As we traversed the last few yards, we let the lad run ahead of us and gave him a cheer as he entered the finishing area to record his finish. A few moments later I joined him to finish in a time of 7.42.
It was a hilly course and conditions had been poor at the start and the finishing time was only a few minutes slower than my Compton 40 PB a couple of weeks earlier but I know there is room for improvement there as Stouty had pretty much dragged me round the second half of the course.
As we waited at the finish, we saw Lucy and Martin who had finished in around 7.20 and I must give a shout out to Fetchie Blackbird leys boy who finished in around 7.05.

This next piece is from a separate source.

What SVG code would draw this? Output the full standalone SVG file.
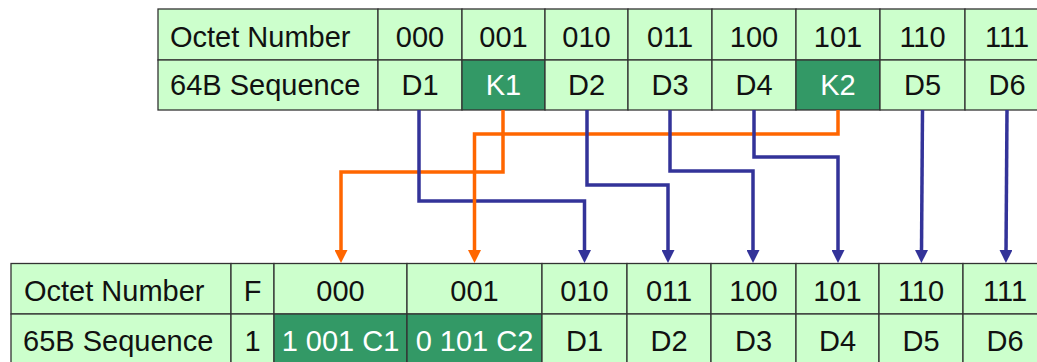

The event was well organised with plenty of supplies and food at each of the Checkpoints and the atmosphere on the day was friendly and sociable. The route followed the Ridgway Trail but there was the occasional arrow or marker or marshall at a major road or turn point.
The entry fee was pretty inexpensive (£11 I think excluding a Coach from the finish to the start if you wished to pay extra and take advantage of this) but the event is primarily a walkers event so don’t expect any goodies or medals. All finishers received a certificate at the end and there were hot and cold drinks and snacks at the end aswell.
Overall, an enjoyable run on a traditional route and no complaints about the organisation.
My own performance could have been a bit better but I wasn’t too concerned with it particularly as I had set a Marathon PB and a 40 Mile PB in the previous two weeks. Therefore, I was hoping Stouty would excuse me with an average performance this week!